How to Plant Your Own Moss
I recently acquired some small packets of Fujiyama Moss with the intention of ‘growing’ my own moss and recorded the preparation and process of spreading the spores over the soil. Things you may need to do this yourself are moss spores or ground up moss, a shallow tray, some finely sifted soil, a misting bottle, scissors, and a calm moist place to put your moss.
I used soil which was screened with the smallest screen that came with my soil sifter set. Then I evenly spread the soil in a humidity tray which is about ? inch deep.
I cut open the moss packet and saw another smaller yellow packet inside.
Inside of the yellow packet was some green fluffy fibrous powder which looked like ground up moss.
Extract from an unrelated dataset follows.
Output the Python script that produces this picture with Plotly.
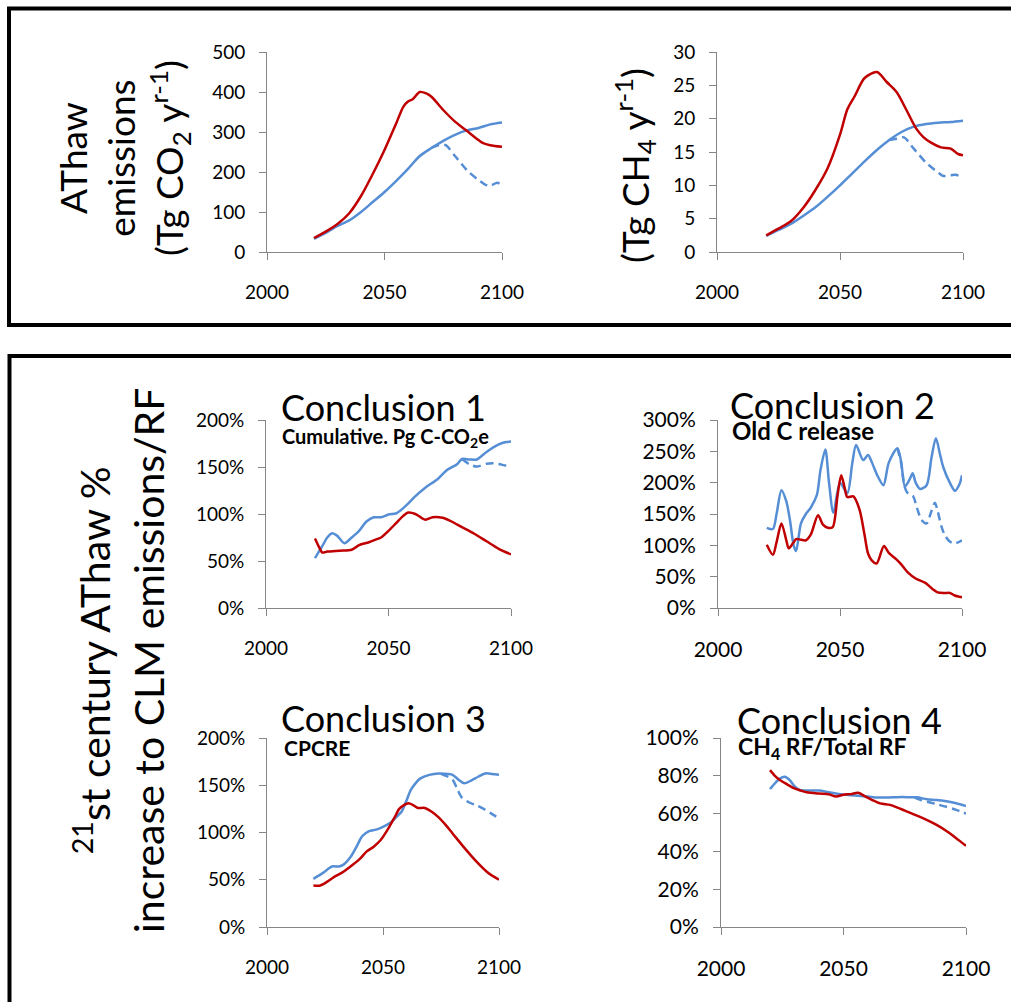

I gently poured the moss out onto the larger packet so I could get a better look at the substance. Again, the moss spores are very fluffy and lightweight. I noticed that when I made even the slightest movement near the pile of moss spores they would waft up and float away.
The next step was to gently spread the moss powder over the soil. I quickly learned that I could use the fluffy nature of the moss spores to my advantage by releasing the material several inches above the soil which let it disperse and cover the soil more evenly.
As I began to spray the soil with water some of the moss was blown off of the soil by the force of the water mist. The lesson learned there is that I should have moistened the soil before applying the moss spores.
After the soil was sufficiently saturated with water I placed the tray in a shaded area with little breeze to prevent the soil from drying out.
New moss should be visible in two to three weeks.
I have heard from other people that you can simply put some moss in a blender and spread it over soil and you should end up with the same results as growing directly from spores.